Virginia Lawmakers Give Green-Light to Studying Marijuana …

Steve Burns

RICHMOND – (WMAL) The Virginia Crime Commission is giving the green light to a study looking at the potential effects of decriminalizing small amounts of marijuana in the Commonwealth. It comes after Senate Majority Leader Tommy Norment (R-James City) requested the study last year, and after lawmakers started making a more concerted effort to change possession penalties.

“I think it will be instructive to Virginia to thoroughly review the experience of other states as we move forward, hopefully, to marijuana decriminalization,” State Sen Adam Ebbin (D-Alexandria) told WMAL after the decision. “We’ve got some catching up to do.”

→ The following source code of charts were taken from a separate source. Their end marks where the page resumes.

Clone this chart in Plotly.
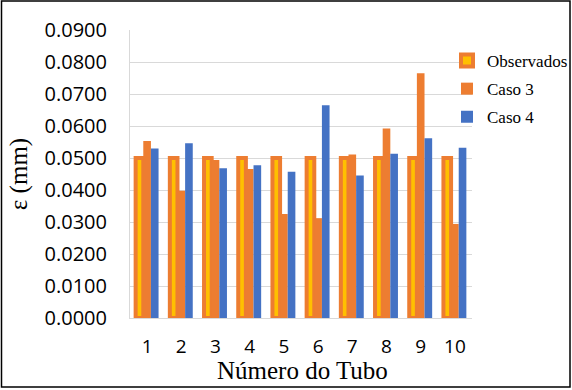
import plotly.graph_objects as go

tubos = ["1", "2", "3", "4", "5", "6", "7", "8", "9", "10"]
observados = [0.0500, 0.0500, 0.0500, 0.0500, 0.0500, 0.0500, 0.0500, 0.0500, 0.0500, 0.0500]
caso3 = [0.0553, 0.0398, 0.0494, 0.0466, 0.0325, 0.0312, 0.0511, 0.0592, 0.0765, 0.0294]
caso4 = [0.0530, 0.0546, 0.0468, 0.0477, 0.0457, 0.0665, 0.0445, 0.0513, 0.0562, 0.0532]
yticks = [0.00, 0.01, 0.02, 0.03, 0.04, 0.05, 0.06, 0.07, 0.08, 0.09]
x_title = "Número do Tubo"
y_title = "ε (mm)"

ML, MR, MT, MB = 130, 100, 30, 72
W, H = 572, 390
PW, PH = W - ML - MR, H - MT - MB

fig = go.Figure()
fig.add_trace(go.Bar(x=tubos, y=observados, name="Observados", legendgroup="a",
                     marker=dict(color="#FFC000", line=dict(color="#ED7D31", width=4))))
fig.add_trace(go.Bar(x=tubos, y=caso3, name="Caso 3", legendgroup="b",
                     marker=dict(color="#ED7D31", line=dict(width=0))))
fig.add_trace(go.Bar(x=tubos, y=caso4, name="Caso 4", legendgroup="c",
                     marker=dict(color="#4472C4", line=dict(width=0))))

def px_x(p):
    return (p - ML) / PW

def px_y(p):
    return (H - MB - p) / PH

fig.update_layout(
    width=W, height=H,
    margin=dict(l=ML, r=MR, t=MT, b=MB, autoexpand=False),
    paper_bgcolor="white", plot_bgcolor="white",
    barmode="group", bargap=0.33, bargroupgap=0,
    showlegend=True,
    legend=dict(x=px_x(447), y=px_y(43), xanchor="left", yanchor="top",
                font=dict(family="Liberation Serif", size=17, color="black"),
                bgcolor="rgba(0,0,0,0)", tracegroupgap=3, itemwidth=30),
    xaxis=dict(type="category", showgrid=False, showline=True, linecolor="#D9D9D9", linewidth=1,
               ticks="", tickfont=dict(family="Open Sans", size=19, color="black"),
               ticklabelstandoff=11),
    yaxis=dict(range=[0, 0.09], tickvals=yticks, tickformat=".4f",
               showgrid=True, gridcolor="#D9D9D9", gridwidth=1,
               zeroline=True, zerolinecolor="#D9D9D9", zerolinewidth=1,
               showline=True, linecolor="#D9D9D9", linewidth=1,
               ticks="", tickfont=dict(family="Open Sans", size=20, color="black"),
               ticklabelstandoff=18,
               title=dict(text=y_title, font=dict(family="Liberation Serif", size=25, color="black"),
                          standoff=9)),
    annotations=[dict(text=x_title, xref="paper", yref="paper", x=px_x(302), y=px_y(370),
                      xanchor="center", yanchor="middle", showarrow=False,
                      font=dict(family="Liberation Serif", size=25, color="black"))],
    shapes=[dict(type="rect", xref="paper", yref="paper",
                 x0=px_x(1.5), x1=px_x(570), y0=px_y(387), y1=px_y(1),
                 line=dict(color="black", width=1.5), fillcolor="rgba(0,0,0,0)", layer="above")],
)

fig.write_html("out.html")
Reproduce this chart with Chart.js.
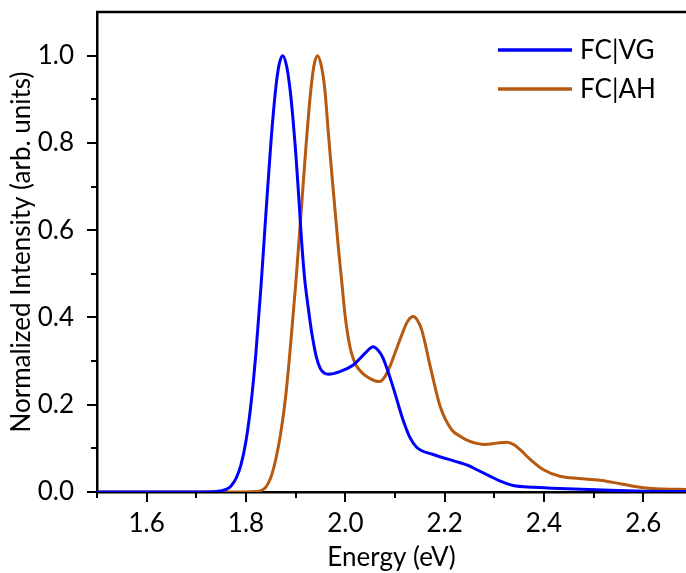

Ebbin has long been a proponent of relaxing marijuana laws, and said Virginia has lagged behind other states in updating both its laws and general understanding of marijuana.

“The prohibition of marijuana has failed and gives tens of thousands of Virginians criminal records that cannot be erased,” he said. “That has a lasting impact on their lives and careers.”

Ebbin also mentioned numerous studies that find marijuana to be less dangerous than alcohol and tobacco.

While marijuana-related laws used to be known as a party line issue, supported by Democrats and opposed by Republicans, Ebbin said times are changing in Richmond.

“Our Senate Majority Leader had requested the study, and we’ve had some bipartisan support for medical marijuana,” he said.

All but one of the major candidates for governor in this fall’s election have also signaled their support for decriminalization.

“Just the fact that the candidates are comfortable staking out that position says a lot,” Ebbin said. “I think the people of Virginia are far ahead of the General Assembly on this one.”

Ebbin acknowledged there will be roadblocks from “people who feel very strongly that marijuana is not to be decriminalized in any fashion,” but said supporters have to be patient.

“This is a process, in terms of changing the code, that will take years, not just one year. But the study shows that people are open to making this years and not decades.”